You get a black box with blinking text.

To write code or configure software in this environment, you must use a Terminal-Based Editor. This program runs entirely inside the Shell. Mastering one of these tools is not optional; it is the only way to communicate with the machine effectively. While tools like VS Code Remote exist, connections break. When they do, you must be able to fix your code directly in the terminal.

The Options

There are two main categories of editors you will encounter.

Basic

Nano is the “safe default” installed on virtually every Unix system in existence. It operates like a very primitive Notepad. You type, and letters appear. You don’t need to memorize commands to start. It is basic. It lacks powerful features for complex coding.

Modal

Vim (and its modern successor, Neovim) is the standard for system administrators and serious programmers. It is famous for its steep learning curve, which stems from one core concept: Modes.

• Insert Mode: The keyboard acts like a typewriter. You press j, and the letter “j” appears.
• Normal Mode: The keyboard acts like a control panel. You press j, and the cursor moves down one line. You press d, and it deletes a line.

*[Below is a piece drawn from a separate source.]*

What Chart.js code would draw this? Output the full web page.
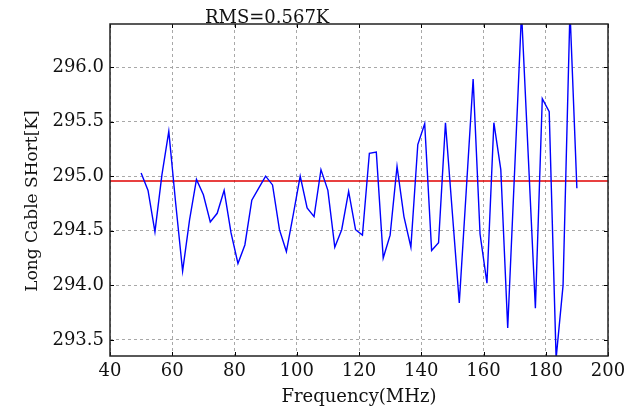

Once you master the “language” of Vim, you can edit text at the speed of thought, without your fingers ever leaving the home row.

Which one should I learn?

If you are panicked and just need to change a single line of text, use Nano. If you want to become proficient at working in a terminal environment long-term, you must learn a modal editor.

The Remote Server (SSH)

You have mastered the Shell on your own machine. Now, it is time to leave your laptop behind. In computational biology, your personal computer is rarely powerful enough to do the heavy lifting. Instead, we use it merely as a remote control. The actual work happens on massive, customized supercomputers located in data centers hundreds of miles away.

To bridge the gap between your laptop (the client) and the supercomputer (the server), we use the Secure Shell (SSH) protocol. SSH creates an encrypted tunnel through the internet. When you run SSH, your terminal window stops talking to your local operating system and starts sending your commands through this tunnel to the remote server.

Because the interface looks identical (a black box with text), it is dangerously easy to forget which machine you are controlling. You might think you are deleting a temporary test file on your laptop, only to realize you just wiped a critical dataset on the lab server. Always check your prompt.

Authentication: Keys vs. Passwords

How do you prove to the remote server that you are allowed inside? Historically, you would type a username and a password. In professional engineering, we reject this method.

1. Passwords can be brute-forced or stolen.
2. You cannot write a script to upload data at 3:00 AM if a human needs to wake up and type a password.

Instead, we use Cryptographic Key Pairs.

Think of this system like a custom physical lock and a key.

• The Public Key (The Lock): You upload this to the server. You can give this to anyone. It is effectively saying, “Here is a lock that only I can open. Please install this on your door.”
• The Private Key (The Key): This lives on your laptop. You never give it to anyone. It is the only thing in the universe that can turn the lock.

When you try to log in, the server sees your username and looks at the Public Key (lock) you installed. It challenges your laptop: “I am locking this message. If you are who you say you are, use your Private Key to unlock it.” Your laptop solves the puzzle instantly and returns the result. The server grants you access without you ever having to type a password.

We will generate an Ed25519 key pair. This is the modern, high-performance standard that replaces the older RSA keys. It is smaller, faster, and more secure.